Exercise prompt: Transcribe every line from the top down to the line with "import matplotlib.pyplot as plt", both ends included, but not the pictures.

Data shown:
● ● ● ●

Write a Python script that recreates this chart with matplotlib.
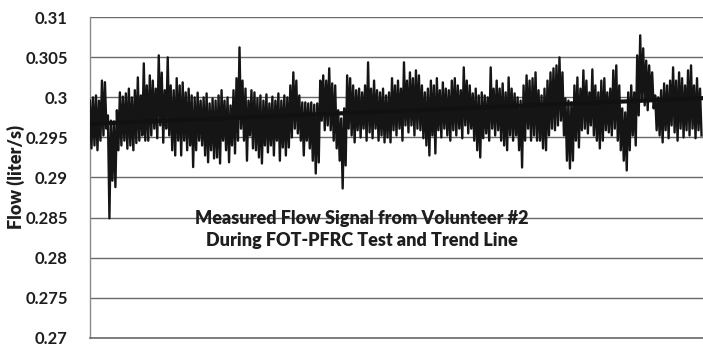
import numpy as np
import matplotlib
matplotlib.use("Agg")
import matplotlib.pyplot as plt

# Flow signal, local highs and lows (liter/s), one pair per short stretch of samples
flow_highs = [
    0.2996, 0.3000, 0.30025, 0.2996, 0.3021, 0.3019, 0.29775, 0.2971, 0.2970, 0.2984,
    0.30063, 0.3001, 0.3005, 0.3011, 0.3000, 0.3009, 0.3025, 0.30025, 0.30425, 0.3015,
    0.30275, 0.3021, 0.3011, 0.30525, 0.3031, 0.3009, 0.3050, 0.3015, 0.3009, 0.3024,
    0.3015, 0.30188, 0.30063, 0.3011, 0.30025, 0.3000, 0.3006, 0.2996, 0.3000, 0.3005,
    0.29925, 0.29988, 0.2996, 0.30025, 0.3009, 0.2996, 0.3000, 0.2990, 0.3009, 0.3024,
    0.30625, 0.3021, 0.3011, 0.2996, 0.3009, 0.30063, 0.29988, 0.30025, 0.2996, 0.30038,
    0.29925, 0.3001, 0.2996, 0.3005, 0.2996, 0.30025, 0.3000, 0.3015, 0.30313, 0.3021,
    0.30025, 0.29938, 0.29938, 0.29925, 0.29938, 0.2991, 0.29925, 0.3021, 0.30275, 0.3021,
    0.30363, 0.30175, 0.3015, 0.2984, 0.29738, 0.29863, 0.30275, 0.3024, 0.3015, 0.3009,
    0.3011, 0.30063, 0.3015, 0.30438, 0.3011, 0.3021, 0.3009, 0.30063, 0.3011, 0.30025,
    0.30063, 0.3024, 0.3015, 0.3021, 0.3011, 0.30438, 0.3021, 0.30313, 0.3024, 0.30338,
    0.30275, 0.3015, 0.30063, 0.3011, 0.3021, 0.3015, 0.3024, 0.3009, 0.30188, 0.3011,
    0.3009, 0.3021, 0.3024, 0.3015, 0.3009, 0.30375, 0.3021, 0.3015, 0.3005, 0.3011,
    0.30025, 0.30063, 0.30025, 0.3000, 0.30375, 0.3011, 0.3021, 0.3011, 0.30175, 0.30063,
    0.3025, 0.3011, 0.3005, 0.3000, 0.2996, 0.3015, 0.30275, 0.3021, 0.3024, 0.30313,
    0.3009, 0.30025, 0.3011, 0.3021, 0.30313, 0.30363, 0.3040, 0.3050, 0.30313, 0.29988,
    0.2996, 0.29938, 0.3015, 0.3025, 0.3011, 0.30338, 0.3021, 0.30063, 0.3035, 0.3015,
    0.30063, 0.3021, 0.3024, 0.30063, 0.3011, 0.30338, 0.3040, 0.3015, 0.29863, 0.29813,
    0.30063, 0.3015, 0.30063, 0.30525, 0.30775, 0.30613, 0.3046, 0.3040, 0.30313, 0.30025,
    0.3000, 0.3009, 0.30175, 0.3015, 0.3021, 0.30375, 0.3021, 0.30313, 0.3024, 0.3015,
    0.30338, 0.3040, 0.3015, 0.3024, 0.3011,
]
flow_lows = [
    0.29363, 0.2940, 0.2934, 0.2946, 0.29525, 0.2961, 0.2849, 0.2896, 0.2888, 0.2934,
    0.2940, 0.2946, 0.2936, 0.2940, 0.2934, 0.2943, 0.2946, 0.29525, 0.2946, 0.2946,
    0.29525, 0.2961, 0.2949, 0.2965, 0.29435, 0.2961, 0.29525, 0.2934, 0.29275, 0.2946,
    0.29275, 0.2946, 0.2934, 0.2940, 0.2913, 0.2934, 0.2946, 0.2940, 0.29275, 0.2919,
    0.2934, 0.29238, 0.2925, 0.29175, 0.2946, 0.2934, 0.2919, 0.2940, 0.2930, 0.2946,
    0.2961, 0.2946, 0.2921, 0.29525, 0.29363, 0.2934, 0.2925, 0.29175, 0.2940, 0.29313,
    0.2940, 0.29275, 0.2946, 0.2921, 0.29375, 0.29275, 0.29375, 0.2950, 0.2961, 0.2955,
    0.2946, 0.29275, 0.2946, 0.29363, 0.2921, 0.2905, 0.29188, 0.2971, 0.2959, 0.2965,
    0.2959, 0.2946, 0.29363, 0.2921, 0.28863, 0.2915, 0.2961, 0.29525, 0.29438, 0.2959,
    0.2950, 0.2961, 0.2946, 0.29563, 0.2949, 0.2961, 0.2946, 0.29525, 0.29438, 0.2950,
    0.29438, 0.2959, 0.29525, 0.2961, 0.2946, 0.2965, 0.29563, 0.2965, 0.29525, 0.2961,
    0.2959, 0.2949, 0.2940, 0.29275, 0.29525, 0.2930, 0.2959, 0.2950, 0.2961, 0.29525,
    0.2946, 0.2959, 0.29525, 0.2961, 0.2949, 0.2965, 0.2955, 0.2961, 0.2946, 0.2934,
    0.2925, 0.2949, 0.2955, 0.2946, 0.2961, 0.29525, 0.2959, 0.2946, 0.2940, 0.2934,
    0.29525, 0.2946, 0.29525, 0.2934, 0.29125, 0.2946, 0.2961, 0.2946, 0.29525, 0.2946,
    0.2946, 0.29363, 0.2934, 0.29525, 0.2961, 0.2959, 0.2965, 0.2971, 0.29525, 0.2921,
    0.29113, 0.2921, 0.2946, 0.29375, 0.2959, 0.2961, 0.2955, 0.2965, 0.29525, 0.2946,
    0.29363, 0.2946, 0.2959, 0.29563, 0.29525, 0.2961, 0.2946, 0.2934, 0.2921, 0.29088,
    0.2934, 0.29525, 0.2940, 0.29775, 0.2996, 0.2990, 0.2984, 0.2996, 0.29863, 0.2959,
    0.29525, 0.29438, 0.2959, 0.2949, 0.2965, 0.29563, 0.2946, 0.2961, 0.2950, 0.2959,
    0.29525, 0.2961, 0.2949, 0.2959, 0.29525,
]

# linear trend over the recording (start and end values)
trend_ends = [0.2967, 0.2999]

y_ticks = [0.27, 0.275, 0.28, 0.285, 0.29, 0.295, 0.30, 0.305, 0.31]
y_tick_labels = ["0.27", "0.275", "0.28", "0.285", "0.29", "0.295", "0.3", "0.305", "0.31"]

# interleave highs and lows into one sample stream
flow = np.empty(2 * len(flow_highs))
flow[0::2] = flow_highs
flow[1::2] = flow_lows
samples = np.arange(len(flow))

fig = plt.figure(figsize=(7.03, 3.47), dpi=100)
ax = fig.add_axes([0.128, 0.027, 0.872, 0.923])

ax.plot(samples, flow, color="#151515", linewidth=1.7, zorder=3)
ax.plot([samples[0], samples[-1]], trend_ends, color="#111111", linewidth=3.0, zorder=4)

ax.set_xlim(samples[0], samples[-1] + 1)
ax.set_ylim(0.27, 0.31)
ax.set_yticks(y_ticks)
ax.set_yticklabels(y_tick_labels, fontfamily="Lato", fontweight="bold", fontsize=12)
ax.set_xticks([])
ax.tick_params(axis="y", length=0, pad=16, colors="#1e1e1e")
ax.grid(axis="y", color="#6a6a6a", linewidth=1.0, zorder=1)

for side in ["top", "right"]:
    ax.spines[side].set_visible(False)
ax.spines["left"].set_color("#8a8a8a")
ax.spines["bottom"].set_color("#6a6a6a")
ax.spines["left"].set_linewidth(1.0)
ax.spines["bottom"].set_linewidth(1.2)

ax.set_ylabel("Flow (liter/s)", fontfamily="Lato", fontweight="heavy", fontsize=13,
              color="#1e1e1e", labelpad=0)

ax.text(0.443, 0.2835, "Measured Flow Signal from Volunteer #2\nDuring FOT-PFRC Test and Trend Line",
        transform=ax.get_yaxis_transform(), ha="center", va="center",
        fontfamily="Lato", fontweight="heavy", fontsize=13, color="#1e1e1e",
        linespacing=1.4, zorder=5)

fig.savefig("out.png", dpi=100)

● ● ● ●

Expected answer:
Write a Python script that recreates this chart with matplotlib.
import numpy as np
import matplotlib
matplotlib.use("Agg")
import matplotlib.pyplot as plt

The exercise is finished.